Полное имя Макаров Михаил Макарович.
Исправник (начальник уездной полиции), надворный советник (чин 7‑го класса). Сначала читатель видит его как бы глазами Дмитрия Карамазова, свидание которого с Грушенькой Светловой в Мокром вдруг так грубо прервала целая толпа людей: «Всех этих людей он узнал в один миг. Вот этот высокий и дебелый старик, в пальто и с фуражкой с кокардой, — это исправник, Михаил Макарыч...» Характерно, что он сразу же, не дожидаясь никакого суда и даже начала следствия, обвинил Митю: «Понимаешь? Понял! Отцеубийца и изверг, кровь старика-отца твоего вопиет за тобою! — заревел внезапно, подступая к Мите, старик-исправник. Он был вне себя, побагровел и весь так и трясся...»
Чуть далее Повествователь представляет читателю исправника основательно: «Исправник наш Михаил Макарович Макаров, отставной подполковник, переименованный в надворные советники, был человек вдовый и хороший. Пожаловал же к нам всего назад лишь три года, но уже заслужил общее сочувствие тем главное, что "умел соединить общество". Гости у него не переводились, и, казалось без них он бы и сам прожить не мог. Непременно кто-нибудь ежедневно у него обедал, хоть два, хоть один только гость, но без гостей и за стол не садились. Бывали и званые обеды, под всякими, иногда даже неожиданными предлогами. Кушанье подавалось хоть и не изысканное, но обильное, кулебяки готовились превосходные, а вина хоть и не блистали качеством, зато брали количеством. Во входной комнате стоял биллиард с весьма приличною обстановкой, то есть даже с изображениями скаковых английских лошадей в черных рамках по стенам, что, как известно, составляет необходимое украшение всякой биллиардной у холостого человека. Каждый вечер играли в карты, хоть бы на одном только столике. Но весьма часто собиралось и всё лучшее общество нашего города, с маменьками и девицами, потанцевать. Михаил Макарович хотя и вдовствовал, но жил семейно, имея при себе свою давно уже овдовевшую дочь, в свою очередь мать двух девиц, внучек Михаила Макаровича. Девицы были уже взрослые и окончившие свое воспитание, наружности не неприятной, веселого нрава, и хотя все знали, что за ними ничего не дадут, все-таки привлекавшие в дом дедушки нашу светскую молодежь. В делах Михаил Макарович был не совсем далек, но должность свою исполнял не хуже многих других. Если прямо сказать, то был он человек довольно-таки необразованный и даже беспечный в ясном понимании пределов своей административной власти. Иных реформ современного царствования он не то что не мог вполне осмыслить, но понимал их с некоторыми, иногда весьма заметными, ошибками и вовсе не по особенной какой-нибудь своей неспособности, а просто по беспечности своего характера, потому что всё некогда было вникнуть. "Души я, господа, более военной чем гражданской", — выражался он сам о себе. Даже о точных основаниях крестьянской реформы он всё еще как бы не приобрел окончательного и твердого понятия и узнавал о них, так сказать, из года в год, приумножая свои знания практически и невольно, а между тем сам был помещиком...»
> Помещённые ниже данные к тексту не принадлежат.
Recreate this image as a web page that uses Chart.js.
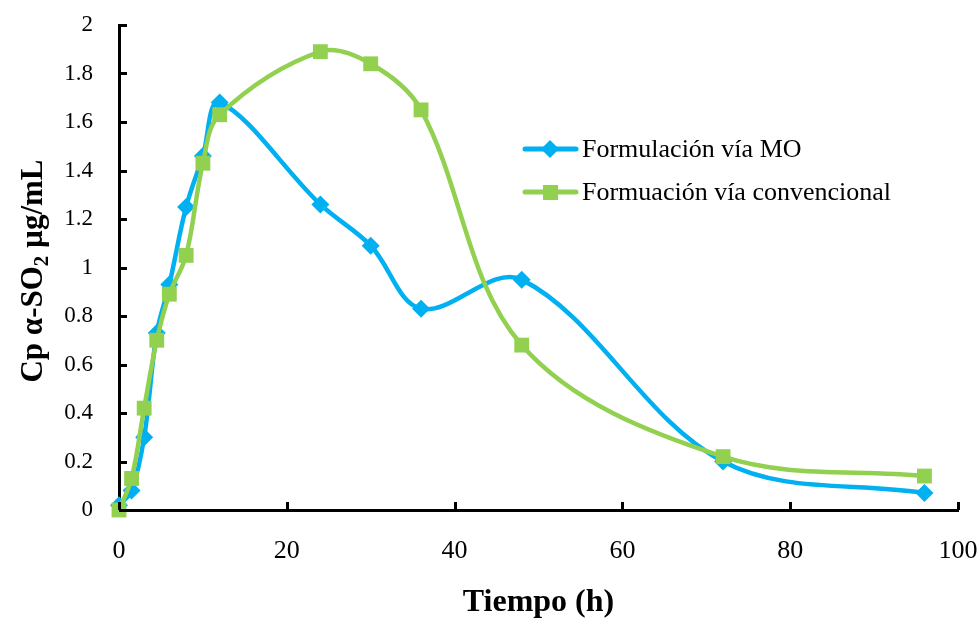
<!DOCTYPE html>
<html>
<head>
<meta charset="utf-8">
<script src="https://cdn.jsdelivr.net/npm/chart.js@4"></script>
<style>
  html, body { margin: 0; padding: 0; background: #fff; }
  #wrap { width: 979px; height: 622px; }
</style>
</head>
<body>
<div id="wrap"><canvas id="cpChart" width="979" height="622"></canvas></div>
<script>
// sampling times (h) and plasma concentration for each formulation
const hours = [0, 1.5, 3, 4.5, 6, 8, 10, 12, 24, 30, 36, 48, 72, 96];
const viaMO = [0.02, 0.08, 0.30, 0.73, 0.93, 1.25, 1.46, 1.68, 1.26, 1.09, 0.83, 0.95, 0.20, 0.07];
const viaConvencional = [0, 0.13, 0.42, 0.70, 0.89, 1.05, 1.43, 1.63, 1.89, 1.84, 1.65, 0.68, 0.22, 0.14];

const seriesNames = ['Formulación vía MO', 'Formuación vía convencional'];
const xTicks = [0, 20, 40, 60, 80, 100];
const yTicks = [0, 0.2, 0.4, 0.6, 0.8, 1, 1.2, 1.4, 1.6, 1.8, 2];

const BLUE = '#00B0F0';
const GREEN = '#92D050';
const SERIF = '"Liberation Serif", "DejaVu Serif", serif';

function toPoints(ys) {
    return hours.map((h, i) => ({ x: h, y: ys[i] }));
}

// ticks point inward, like the original spreadsheet chart
const innerTicks = {
    id: 'innerTicks',
    afterDraw(chart) {
        const ctx = chart.ctx;
        const { left, bottom } = chart.chartArea;
        const xs = chart.scales.x, ys = chart.scales.y;
        ctx.save();
        ctx.strokeStyle = '#000';
        ctx.lineWidth = 3;
        yTicks.forEach(v => {
            const py = Math.round(ys.getPixelForValue(v)) + 0.5;
            ctx.beginPath();
            ctx.moveTo(left, py);
            ctx.lineTo(left + 8, py);
            ctx.stroke();
        });
        xTicks.forEach(v => {
            const px = Math.round(xs.getPixelForValue(v)) + 0.5;
            ctx.beginPath();
            ctx.moveTo(px, bottom);
            ctx.lineTo(px, bottom - 8);
            ctx.stroke();
        });
        ctx.restore();
    }
};

// axis titles (the y title needs a real subscript)
const axisTitles = {
    id: 'axisTitles',
    afterDraw(chart) {
        const ctx = chart.ctx;
        const { left, right } = chart.chartArea;
        ctx.save();
        ctx.fillStyle = '#000';
        ctx.font = 'bold 32px ' + SERIF;
        ctx.textAlign = 'center';
        ctx.textBaseline = 'alphabetic';
        ctx.fillText('Tiempo (h)', (left + right) / 2, 611);

        const mainFont = 'bold 31px ' + SERIF;
        const subFont = 'bold 21px ' + SERIF;
        const parts = [
            { t: 'Cp α-SO', f: mainFont, dy: 0 },
            { t: '2', f: subFont, dy: 6 },
            { t: ' µg/mL', f: mainFont, dy: 0 }
        ];
        let total = 0;
        parts.forEach(p => { ctx.font = p.f; p.w = ctx.measureText(p.t).width; total += p.w; });
        ctx.translate(42, 271);
        ctx.rotate(-Math.PI / 2);
        ctx.textAlign = 'left';
        let x = -total / 2;
        parts.forEach(p => {
            ctx.font = p.f;
            ctx.fillText(p.t, x, p.dy);
            x += p.w;
        });
        ctx.restore();
    }
};

// legend drawn inside the plot, to the right of the peaks
const innerLegend = {
    id: 'innerLegend',
    afterDraw(chart) {
        const ctx = chart.ctx;
        const rows = [
            { y: 149, color: BLUE, shape: 'diamond' },
            { y: 192, color: GREEN, shape: 'square' }
        ];
        ctx.save();
        rows.forEach((r, i) => {
            ctx.strokeStyle = r.color;
            ctx.fillStyle = r.color;
            ctx.lineWidth = 5;
            ctx.lineCap = 'round';
            ctx.beginPath();
            ctx.moveTo(525, r.y);
            ctx.lineTo(576, r.y);
            ctx.stroke();
            ctx.beginPath();
            if (r.shape === 'diamond') {
                ctx.moveTo(550, r.y - 9);
                ctx.lineTo(559, r.y);
                ctx.lineTo(550, r.y + 9);
                ctx.lineTo(541, r.y);
                ctx.closePath();
                ctx.fill();
            } else {
                ctx.fillRect(543, r.y - 7, 15, 15);
            }
            ctx.fillStyle = '#000';
            ctx.font = '26px ' + SERIF;
            ctx.textAlign = 'left';
            ctx.textBaseline = 'middle';
            ctx.fillText(seriesNames[i], 582, r.y + 1);
        });
        ctx.restore();
    }
};

new Chart(document.getElementById('cpChart'), {
    type: 'line',
    data: {
        datasets: [
            {
                label: seriesNames[0],
                data: toPoints(viaMO),
                borderColor: BLUE,
                backgroundColor: BLUE,
                borderWidth: 4.5,
                pointStyle: 'rectRot',
                pointRadius: 9,
                pointBorderWidth: 0,
                tension: 0.35,
                clip: false,
                order: 2
            },
            {
                label: seriesNames[1],
                data: toPoints(viaConvencional),
                borderColor: GREEN,
                backgroundColor: GREEN,
                borderWidth: 4.5,
                pointStyle: 'rect',
                pointRadius: 10.5,
                pointBorderWidth: 0,
                tension: 0.35,
                clip: false,
                order: 1
            }
        ]
    },
    options: {
        responsive: false,
        animation: false,
        layout: { padding: { top: 25, right: 21, left: 0, bottom: 0 } },
        plugins: {
            legend: { display: false },
            tooltip: { enabled: false }
        },
        scales: {
            x: {
                type: 'linear',
                min: 0,
                max: 100,
                afterBuildTicks: s => { s.ticks = xTicks.map(v => ({ value: v })); },
                afterFit: s => { s.height = 112; s.paddingLeft = 0; s.paddingRight = 0; },
                grid: { drawOnChartArea: false, drawTicks: false },
                border: { display: true, color: '#000', width: 3 },
                ticks: {
                    color: '#000',
                    padding: 26,
                    font: { family: SERIF, size: 26 },
                    maxRotation: 0
                }
            },
            y: {
                min: 0,
                max: 2,
                afterBuildTicks: s => { s.ticks = yTicks.map(v => ({ value: v })); },
                afterFit: s => { s.width = 119; s.paddingTop = 0; s.paddingBottom = 0; },
                grid: { drawOnChartArea: false, drawTicks: false },
                border: { display: true, color: '#000', width: 3 },
                ticks: {
                    color: '#000',
                    padding: 26,
                    font: { family: SERIF, size: 23 },
                    callback: v => String(+v.toFixed(1))
                }
            }
        }
    },
    plugins: [innerTicks, axisTitles, innerLegend]
});
</script>
</body>
</html>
Особо потом сообщается, что Митя ранее бывал у исправника частым гостем, в последний месяц перестал посещать его дом, полный дочерей-невест, и, естественно, Михаил Макарович при встречах с ним на улицах теперь «сильно хмурился». Однако ж добрый «отеческий» характер исправника во время ареста Мити всё же проявился: он, поначалу оскорбивший и Митю, и Грушеньку, потом начал их жалеть и всячески успокаивать. И когда Митя сидел уже в городском остроге, исправник строгостями не докучал и к заключенному посетителей пускали — и Грушеньку, и Алешу Карамазова и Ракитина: «Но к Грушеньке очень благоволил сам исправник Михаил Макарович. У старика лежал на сердце его окрик на нее в Мокром. Потом, узнав всю суть, он изменил совсем о ней свои мысли. И странное дело: хотя был твердо убежден в преступлении Мити, но со времени заключения его всё как-то более и более смотрел на него мягче: "С хорошею, может быть, душой был человек, а вот пропал, как швед, от пьянства и беспорядка!" Прежний ужас сменился в сердце его какою-то жалостью. Что же до Алеши, то исправник очень любил его и давно уже был с ним знаком...»
Вероятно, при создании этого персонажа писатель вспоминал помощника квартального надзирателя А.А. Макарова, с которым встречался в середине 1860‑х гг.